DIRECTION
Carry none of the pictures over; write out the complete data exactly.

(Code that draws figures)

= = =

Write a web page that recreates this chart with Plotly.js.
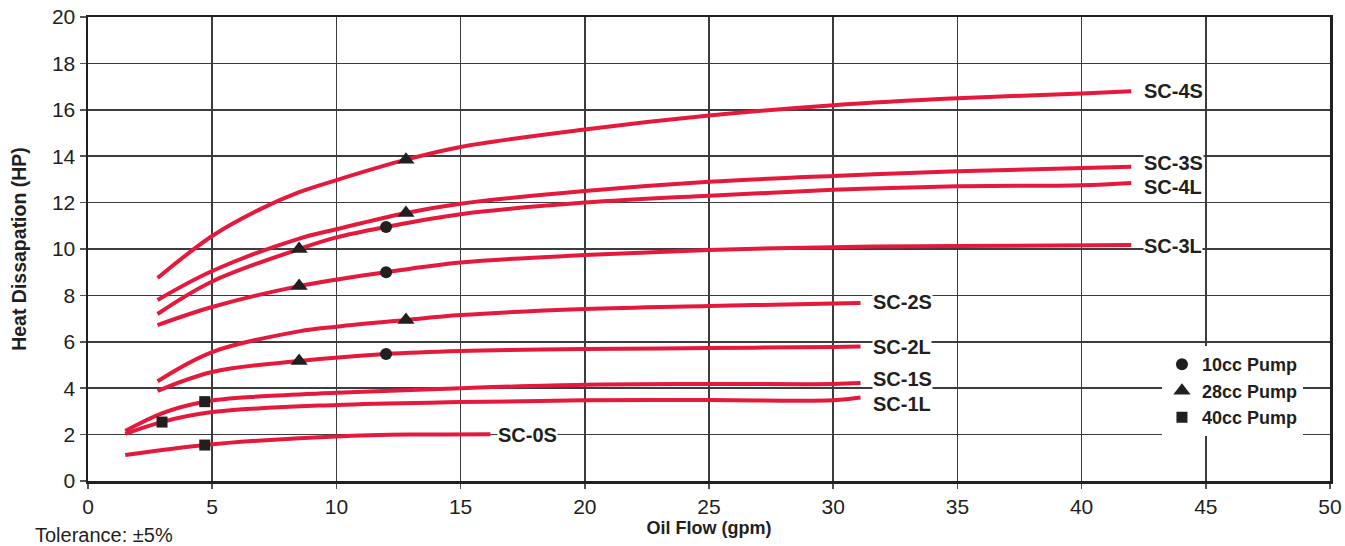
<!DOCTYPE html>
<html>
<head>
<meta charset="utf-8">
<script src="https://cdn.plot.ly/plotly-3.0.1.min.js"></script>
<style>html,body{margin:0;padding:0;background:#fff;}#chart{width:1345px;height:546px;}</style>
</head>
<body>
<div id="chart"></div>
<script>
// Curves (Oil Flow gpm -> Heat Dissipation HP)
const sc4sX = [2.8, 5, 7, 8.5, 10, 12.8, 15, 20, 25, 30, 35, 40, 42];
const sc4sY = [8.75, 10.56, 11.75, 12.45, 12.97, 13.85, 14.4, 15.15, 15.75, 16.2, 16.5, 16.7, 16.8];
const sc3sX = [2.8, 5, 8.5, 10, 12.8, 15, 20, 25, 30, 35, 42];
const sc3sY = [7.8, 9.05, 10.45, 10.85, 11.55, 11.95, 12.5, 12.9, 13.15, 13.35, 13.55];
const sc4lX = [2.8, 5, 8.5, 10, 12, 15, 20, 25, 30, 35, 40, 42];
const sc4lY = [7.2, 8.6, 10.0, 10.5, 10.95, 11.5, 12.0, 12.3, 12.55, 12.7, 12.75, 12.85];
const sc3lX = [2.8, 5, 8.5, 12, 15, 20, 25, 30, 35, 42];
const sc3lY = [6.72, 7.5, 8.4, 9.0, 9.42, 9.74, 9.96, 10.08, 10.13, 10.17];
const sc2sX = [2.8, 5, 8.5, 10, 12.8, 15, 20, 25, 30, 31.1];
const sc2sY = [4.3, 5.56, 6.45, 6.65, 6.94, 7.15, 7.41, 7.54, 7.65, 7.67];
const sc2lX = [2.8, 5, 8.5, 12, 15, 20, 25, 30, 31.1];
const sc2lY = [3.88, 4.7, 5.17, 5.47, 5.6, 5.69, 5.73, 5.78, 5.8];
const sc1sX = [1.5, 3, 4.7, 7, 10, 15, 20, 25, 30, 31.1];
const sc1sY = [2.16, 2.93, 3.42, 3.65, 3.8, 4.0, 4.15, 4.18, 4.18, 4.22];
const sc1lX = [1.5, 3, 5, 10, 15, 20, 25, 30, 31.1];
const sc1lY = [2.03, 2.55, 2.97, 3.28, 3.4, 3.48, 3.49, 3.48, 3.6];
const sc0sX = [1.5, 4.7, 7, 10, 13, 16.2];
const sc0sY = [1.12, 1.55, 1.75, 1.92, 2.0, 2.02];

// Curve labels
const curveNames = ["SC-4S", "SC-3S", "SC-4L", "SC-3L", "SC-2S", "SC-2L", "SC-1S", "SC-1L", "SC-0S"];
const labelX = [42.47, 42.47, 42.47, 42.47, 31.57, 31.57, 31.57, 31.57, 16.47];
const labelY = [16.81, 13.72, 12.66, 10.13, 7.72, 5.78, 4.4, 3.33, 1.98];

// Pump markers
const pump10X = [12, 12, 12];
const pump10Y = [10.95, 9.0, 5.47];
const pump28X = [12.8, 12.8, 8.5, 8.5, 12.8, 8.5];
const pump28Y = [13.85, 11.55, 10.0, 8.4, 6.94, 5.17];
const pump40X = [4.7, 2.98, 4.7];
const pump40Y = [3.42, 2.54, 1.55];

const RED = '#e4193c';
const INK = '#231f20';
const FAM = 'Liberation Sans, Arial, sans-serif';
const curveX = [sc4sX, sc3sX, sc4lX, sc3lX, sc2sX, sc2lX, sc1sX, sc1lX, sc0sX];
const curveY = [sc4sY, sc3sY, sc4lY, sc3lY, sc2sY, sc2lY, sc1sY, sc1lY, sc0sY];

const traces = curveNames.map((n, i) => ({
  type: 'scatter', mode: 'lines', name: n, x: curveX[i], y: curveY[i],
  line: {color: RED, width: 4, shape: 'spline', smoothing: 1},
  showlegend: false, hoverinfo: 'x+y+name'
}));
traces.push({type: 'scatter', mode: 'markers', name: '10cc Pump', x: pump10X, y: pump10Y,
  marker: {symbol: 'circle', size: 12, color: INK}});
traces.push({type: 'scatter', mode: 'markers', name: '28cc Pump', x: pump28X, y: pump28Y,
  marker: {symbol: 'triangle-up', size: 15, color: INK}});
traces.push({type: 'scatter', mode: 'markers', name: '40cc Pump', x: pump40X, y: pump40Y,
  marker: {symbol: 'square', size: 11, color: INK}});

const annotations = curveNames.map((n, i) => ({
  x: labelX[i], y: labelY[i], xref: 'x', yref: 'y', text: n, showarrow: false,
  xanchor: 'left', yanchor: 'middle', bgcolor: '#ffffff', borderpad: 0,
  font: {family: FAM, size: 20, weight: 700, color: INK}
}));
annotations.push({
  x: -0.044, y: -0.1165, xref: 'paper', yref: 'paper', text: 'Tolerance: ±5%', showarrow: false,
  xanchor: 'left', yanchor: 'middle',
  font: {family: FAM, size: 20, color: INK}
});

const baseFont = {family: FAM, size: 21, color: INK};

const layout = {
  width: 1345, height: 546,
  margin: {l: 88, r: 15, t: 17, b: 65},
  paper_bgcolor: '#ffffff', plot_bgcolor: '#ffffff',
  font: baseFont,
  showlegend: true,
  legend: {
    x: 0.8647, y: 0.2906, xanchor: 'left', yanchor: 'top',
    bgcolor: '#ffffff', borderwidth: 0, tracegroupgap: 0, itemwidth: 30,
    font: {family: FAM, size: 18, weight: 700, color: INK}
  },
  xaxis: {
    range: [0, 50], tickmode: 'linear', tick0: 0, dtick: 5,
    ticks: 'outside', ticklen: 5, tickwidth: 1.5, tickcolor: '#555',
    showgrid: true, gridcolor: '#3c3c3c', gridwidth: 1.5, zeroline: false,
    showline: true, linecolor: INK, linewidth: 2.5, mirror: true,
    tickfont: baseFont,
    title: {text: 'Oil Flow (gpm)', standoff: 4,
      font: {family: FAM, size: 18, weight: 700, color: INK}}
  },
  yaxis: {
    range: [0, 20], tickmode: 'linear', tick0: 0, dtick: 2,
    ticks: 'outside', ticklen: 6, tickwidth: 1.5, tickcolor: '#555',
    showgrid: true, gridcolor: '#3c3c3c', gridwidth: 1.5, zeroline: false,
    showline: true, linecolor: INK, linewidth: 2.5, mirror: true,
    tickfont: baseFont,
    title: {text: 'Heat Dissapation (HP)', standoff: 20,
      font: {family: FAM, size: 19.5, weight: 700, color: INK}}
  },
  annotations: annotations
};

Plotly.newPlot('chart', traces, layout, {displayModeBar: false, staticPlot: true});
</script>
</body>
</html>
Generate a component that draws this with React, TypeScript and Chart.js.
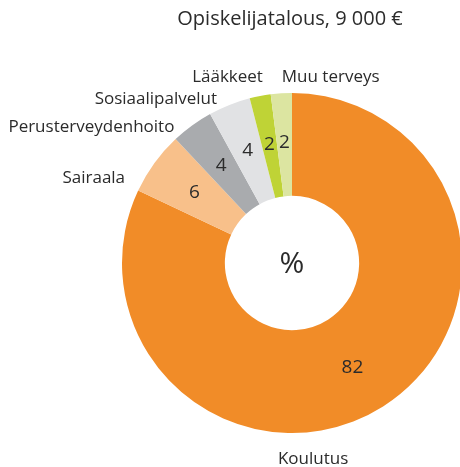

= = =

TASK ANSWER
Write a web page that recreates this chart with Plotly.js.
<!DOCTYPE html>
<html>
<head>
<meta charset="utf-8">
<script src="https://cdn.plot.ly/plotly-3.0.1.min.js"></script>
<style>html,body{margin:0;padding:0;background:#fff;}#chart{width:1345px;height:546px;}</style>
</head>
<body>
<div id="chart"></div>
<script>
// Curves (Oil Flow gpm -> Heat Dissipation HP)
const sc4sX = [2.8, 5, 7, 8.5, 10, 12.8, 15, 20, 25, 30, 35, 40, 42];
const sc4sY = [8.75, 10.56, 11.75, 12.45, 12.97, 13.85, 14.4, 15.15, 15.75, 16.2, 16.5, 16.7, 16.8];
const sc3sX = [2.8, 5, 8.5, 10, 12.8, 15, 20, 25, 30, 35, 42];
const sc3sY = [7.8, 9.05, 10.45, 10.85, 11.55, 11.95, 12.5, 12.9, 13.15, 13.35, 13.55];
const sc4lX = [2.8, 5, 8.5, 10, 12, 15, 20, 25, 30, 35, 40, 42];
const sc4lY = [7.2, 8.6, 10.0, 10.5, 10.95, 11.5, 12.0, 12.3, 12.55, 12.7, 12.75, 12.85];
const sc3lX = [2.8, 5, 8.5, 12, 15, 20, 25, 30, 35, 42];
const sc3lY = [6.72, 7.5, 8.4, 9.0, 9.42, 9.74, 9.96, 10.08, 10.13, 10.17];
const sc2sX = [2.8, 5, 8.5, 10, 12.8, 15, 20, 25, 30, 31.1];
const sc2sY = [4.3, 5.56, 6.45, 6.65, 6.94, 7.15, 7.41, 7.54, 7.65, 7.67];
const sc2lX = [2.8, 5, 8.5, 12, 15, 20, 25, 30, 31.1];
const sc2lY = [3.88, 4.7, 5.17, 5.47, 5.6, 5.69, 5.73, 5.78, 5.8];
const sc1sX = [1.5, 3, 4.7, 7, 10, 15, 20, 25, 30, 31.1];
const sc1sY = [2.16, 2.93, 3.42, 3.65, 3.8, 4.0, 4.15, 4.18, 4.18, 4.22];
const sc1lX = [1.5, 3, 5, 10, 15, 20, 25, 30, 31.1];
const sc1lY = [2.03, 2.55, 2.97, 3.28, 3.4, 3.48, 3.49, 3.48, 3.6];
const sc0sX = [1.5, 4.7, 7, 10, 13, 16.2];
const sc0sY = [1.12, 1.55, 1.75, 1.92, 2.0, 2.02];

// Curve labels
const curveNames = ["SC-4S", "SC-3S", "SC-4L", "SC-3L", "SC-2S", "SC-2L", "SC-1S", "SC-1L", "SC-0S"];
const labelX = [42.47, 42.47, 42.47, 42.47, 31.57, 31.57, 31.57, 31.57, 16.47];
const labelY = [16.81, 13.72, 12.66, 10.13, 7.72, 5.78, 4.4, 3.33, 1.98];

// Pump markers
const pump10X = [12, 12, 12];
const pump10Y = [10.95, 9.0, 5.47];
const pump28X = [12.8, 12.8, 8.5, 8.5, 12.8, 8.5];
const pump28Y = [13.85, 11.55, 10.0, 8.4, 6.94, 5.17];
const pump40X = [4.7, 2.98, 4.7];
const pump40Y = [3.42, 2.54, 1.55];

const RED = '#e4193c';
const INK = '#231f20';
const FAM = 'Liberation Sans, Arial, sans-serif';
const curveX = [sc4sX, sc3sX, sc4lX, sc3lX, sc2sX, sc2lX, sc1sX, sc1lX, sc0sX];
const curveY = [sc4sY, sc3sY, sc4lY, sc3lY, sc2sY, sc2lY, sc1sY, sc1lY, sc0sY];

const traces = curveNames.map((n, i) => ({
  type: 'scatter', mode: 'lines', name: n, x: curveX[i], y: curveY[i],
  line: {color: RED, width: 4, shape: 'spline', smoothing: 1},
  showlegend: false, hoverinfo: 'x+y+name'
}));
traces.push({type: 'scatter', mode: 'markers', name: '10cc Pump', x: pump10X, y: pump10Y,
  marker: {symbol: 'circle', size: 12, color: INK}});
traces.push({type: 'scatter', mode: 'markers', name: '28cc Pump', x: pump28X, y: pump28Y,
  marker: {symbol: 'triangle-up', size: 15, color: INK}});
traces.push({type: 'scatter', mode: 'markers', name: '40cc Pump', x: pump40X, y: pump40Y,
  marker: {symbol: 'square', size: 11, color: INK}});

const annotations = curveNames.map((n, i) => ({
  x: labelX[i], y: labelY[i], xref: 'x', yref: 'y', text: n, showarrow: false,
  xanchor: 'left', yanchor: 'middle', bgcolor: '#ffffff', borderpad: 0,
  font: {family: FAM, size: 20, weight: 700, color: INK}
}));
annotations.push({
  x: -0.044, y: -0.1165, xref: 'paper', yref: 'paper', text: 'Tolerance: ±5%', showarrow: false,
  xanchor: 'left', yanchor: 'middle',
  font: {family: FAM, size: 20, color: INK}
});

const baseFont = {family: FAM, size: 21, color: INK};

const layout = {
  width: 1345, height: 546,
  margin: {l: 88, r: 15, t: 17, b: 65},
  paper_bgcolor: '#ffffff', plot_bgcolor: '#ffffff',
  font: baseFont,
  showlegend: true,
  legend: {
    x: 0.8647, y: 0.2906, xanchor: 'left', yanchor: 'top',
    bgcolor: '#ffffff', borderwidth: 0, tracegroupgap: 0, itemwidth: 30,
    font: {family: FAM, size: 18, weight: 700, color: INK}
  },
  xaxis: {
    range: [0, 50], tickmode: 'linear', tick0: 0, dtick: 5,
    ticks: 'outside', ticklen: 5, tickwidth: 1.5, tickcolor: '#555',
    showgrid: true, gridcolor: '#3c3c3c', gridwidth: 1.5, zeroline: false,
    showline: true, linecolor: INK, linewidth: 2.5, mirror: true,
    tickfont: baseFont,
    title: {text: 'Oil Flow (gpm)', standoff: 4,
      font: {family: FAM, size: 18, weight: 700, color: INK}}
  },
  yaxis: {
    range: [0, 20], tickmode: 'linear', tick0: 0, dtick: 2,
    ticks: 'outside', ticklen: 6, tickwidth: 1.5, tickcolor: '#555',
    showgrid: true, gridcolor: '#3c3c3c', gridwidth: 1.5, zeroline: false,
    showline: true, linecolor: INK, linewidth: 2.5, mirror: true,
    tickfont: baseFont,
    title: {text: 'Heat Dissapation (HP)', standoff: 20,
      font: {family: FAM, size: 19.5, weight: 700, color: INK}}
  },
  annotations: annotations
};

Plotly.newPlot('chart', traces, layout, {displayModeBar: false, staticPlot: true});
</script>
</body>
</html>
Generate a component that draws this with React, TypeScript and Chart.js.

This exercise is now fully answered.